[GIS] NDVI-time series with missing values

Question

I have a Landsat-NDVI-time series from 2013 – 2017 with 23 observations per year (115 scenes in total). My goal is to get a smooth time series for a selected single pixel (maybe by using a Savitzky-Golay filter) but also get a trend map for all pixels in my research area.
I first calculated the missing dates, created a raster with NA values for each of these scenes, and stacked all of the files together.

Example of the output for one pixel:

    Date          NDVI
 2013-01-02       NA
 2013-01-18       NA
 2013-02-03       NA
  [...]
 2017-08-25  0.4551642537
 2017-09-10  0.3888225853
 2017-09-26  0.6013333797

Now I would like to calculate a smooth time series for this pixel. If I interpolate before applying the time series I get an irregular time series because the first year than only contains 19 observations. I tried following this tutorial, but could not get it to work.
How can I handle this problem and more importantly, how can I calculate a pixel-wise regression for the whole scene? I found this, which seems to cover my needs, but can I apply it to an irregular time series?

Answer 1

Here is an approach that imputes NA values based on a local polynomial regression (loess). The default smoothing parameter (s) is fairly stable but, if the data is stochastic (say, climate data), is also something that you may want to test.

I would also point out that, in the temporal analysis literature, it is common practice to smooth a time-series using a loess regression. I added an argument "smooth.data" that allows for the function to return not only imputed NA values but also the smoothed time-series. If smooth.data = FALSE only the NA values are replaced else all of the values are replace with the smoothed loess estimate. If the data is smoothed attention needs to be paid to the smoothing parameter (s) to ensure that the data is being adequately smoothed without also changing the properties of the original distribution. In a recent monthly 20-year LAI trend analysis I found that the default s=0.80 was adequate for imputation of NA values however, was too aggressive in smoothing the entire time-series. I had to specify s=0.30 to achieve the desired smoothing.

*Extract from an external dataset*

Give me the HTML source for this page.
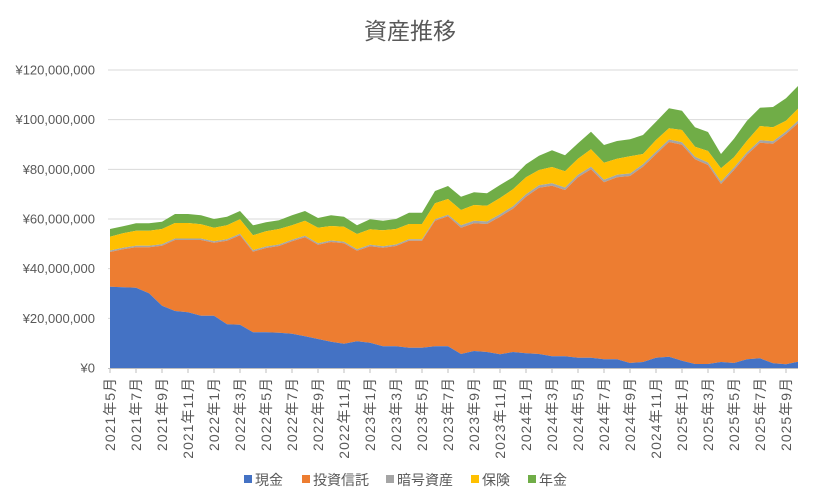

#### Loess impute function
# y            Vector with NA values or to be smoothed
# x.length     length of resulting vector
# s            Smoothing parameter (see loess span argument)
# smooth.data  (FALSE/TRUE) smooth all of the data
impute.loess <- function(y, x.length = NULL, s = 0.80, 
                         smooth.data = FALSE, ...) {
  if(is.null(x.length)) { x.length = length(y) }
    options(warn=-1)
    x <- 1:x.length
    p <- loess(y ~ x, span = s, data.frame(x=x, y=y))
    if(smooth.data == TRUE) {
      y <- predict(p, x)
    } else {
      na.idx <- which( is.na(y) )
        if( length(na.idx) > 1 ) {
          y[na.idx] <- predict(p, data.frame(x=na.idx))
        }
    }   
  return(y)
}

Here we apply the impute.loess function. I have had numerous problems using calc to apply this function so, I am using a for loop to iterate through the rows of the raster stack with getValues. An alternative approach is to coerce into a SpatialPixelsDataFrame and operate on the @data slot using apply, the same as below. This is more direct and does not require the back-and-forth between raster and sp. In this example, I make a copy of the raster stack and populate it with NA values. To be memory safe you could use writeStart and writeValues to create and write to a raster on disk.

ndvi.new <- ndvi
ndvi.new[] <- NA
  for( rl in 1:nrow(ndvi) ) { 
    v <- getValues(ndvi, rl, 1)
    ndvi.new[rl,] <- as.matrix(t(apply(v, MARGIN=1, FUN=impute.loess)))
  }

Since apply can take additional function arguments you can change the s and smooth.data agruments by supplying them after the loess.smooth call in apply eg.,

as.matrix(t(apply(v, MARGIN=1, FUN=impute.loess, smooth.data = TRUE, s = 0.20)))

Occasionally, this function will miss NA values on the absolute tails of the time-series because it is impossible to converge on an end value. This is a statistical limitation and can only really be solved by taking the next/previous value and assigning to the missing data. You could add an if/else statement in the function to account for this or just deal with it in your analysis.